Thailand – Australia – United Kingdom

Big Blue Tech: West Coast Wrecks


Expeditions are about logistics, equipment, gas, support and diving. Finding the best wrecks and then taking you to them.

Recently described by Bruce Konefe as being “the new technical frontier“, Thailand has numerous world class sites for divers of all standards, making it an underwater adventure paradise. Some wrecks still remain unidentified and all sit just as they sank. Huge freighters, POW ships, drill ships, tankers, munitions carriers and even a US WWII submarine can be counted amongst the historical wrecks littering Thailand, The Andaman and South China Sea’s. All the wrecks listed have been located over the last five years and are truly untouched.

The museum provides a rich glimpse of the archeological riches of Thai waters, but it is probably the Kingdom’s natural treasures that are proving a greater test of diving skills. Thailand has a growing reputation among cave divers due largely to the limestone caves found all along its western coast in the Andaman Sea and mainland thailand.


Sun Shine 1

“Large Cargo Wreck

The cargo ship is 130m long and 15-20m wide, lying in the sand on its starboard side at a depth of 93m. The actual origin unfortunately is still unknown, however, from pieces recovered, it’s presume to have originated in Europe, possibly even in Germany. Sight is very good, protected by currents, water temperatures lie around 20°C, allowing a dive to be an extraordinary experience.

Even though the position of the wreck is rather deep , the wreck promises a demanding dive requiring sophisticated levels of experience.

Day trips and private charter available.

Discovered By: Deep Blue Divers, 2006

Diver Level: Hypoxic Trimix or CCR

Availability: October – May

Frequency: Visited once a month or more.


HMS Vestal

“The last British Royal Naval vessel sunk during WWII”

The Vestal was a British Minesweeper of Algerine Class. Actually the very last Royal Naval vessel sunk during WWII. The identification is now 100% confirmed as the bell has been located and positively identifies the vessel.

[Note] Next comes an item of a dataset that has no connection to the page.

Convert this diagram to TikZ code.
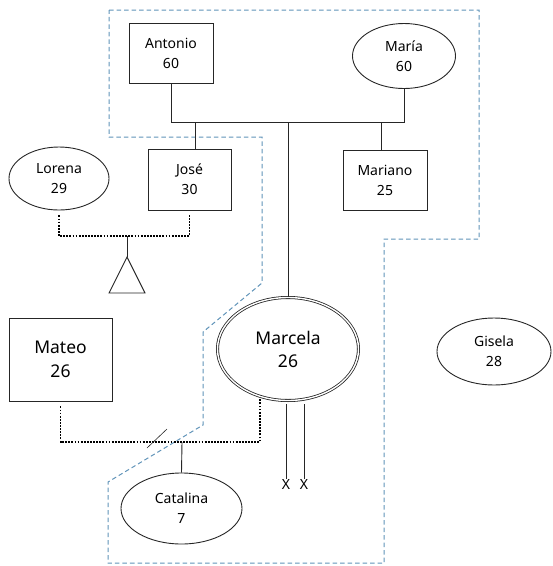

Algerine Class ship displaced 990 tons for a length of 65m. The motors where steam engines that could give a maximum speed of 16 knots. The armament was made of one 4 inch canon, 4 20mm canons and a Hedgehog mortar. The crew was made of 8 officers and a crew of 99.

The Vestal was hit by a Japanese Kamikaze plane and finally scuttled due to extensive damage on the 24th of July 1945. The ship now lies in 72m of water flat on its keel on a sandy seabed. The dive is a spectacular one. The amount of fish surrounding the wreck is fantastic.

Day trips and private charter available.

Discovered By: Deep Blue Divers, 2006

Diver Level: Normoxic Trimix or CCR

Availability: October – May

Frequency: Visited once a month or more.


The SS Petaling

“Small Cargo Ship”


This seems to be a small cargo ship of an overall length of about 40m. Recently a team found a plate of the shipyard and we can now presume that it’s the wreck of the Petaling.

The story says that it was sunk by a British submarine cruising the coasts of Phuket. The crew that survived the attack ended up drifting down to Kata Noi Beach, deported by strong currents.

The vessel now lies off Kata Beach in 58m of water, flat on its keel with a slight list to port.

The status of the ship is now pretty broken down. This wreck has a number of portholes lying around it that do not match the actual size of the boat. Like most of the wrecks, this one has been colonized by schools of fish, Morey eels now live in the numerous cavity’s, and it’s not rare to spot rays lying on the surrounding seabed.

Day trips and private charter available.

Discovered By: Fred Evans, 2002

Diver Level: Technical Diver

Availability: October – May

Frequency: Visited once a month or more.


HMS Squirrel

“British Minesweeper”

The HMS Vestal was thought to have been located back in 2002, recent identification of what was thought to be the sister ship turned out to be in-fact the HMS Vestal.

The wreck site we have been visiting for the last few year is in-fact confirmed as the HMS Squirrel as the bell of HMS Vestal was recovered and returned to the British Navy. This now clears up any confusion between the exact location of the two minesweepers.

Dives are challenging but rewarding for those willing to hit the wrecks. Advanced Trimix certifications are required for diving on the minesweepers.

Because it is known that lives were lost during the sinking, the site should be treated as a war grave and accordingly penetration of the wreck or the lifting of souvenirs is strictly forbidden.

Day trips and private charter available.

Discovered By: Deep Blue Divers, 2002

Diver Level: Advanced Trimix

Availability: October – May

Frequency: Visited once a month or more.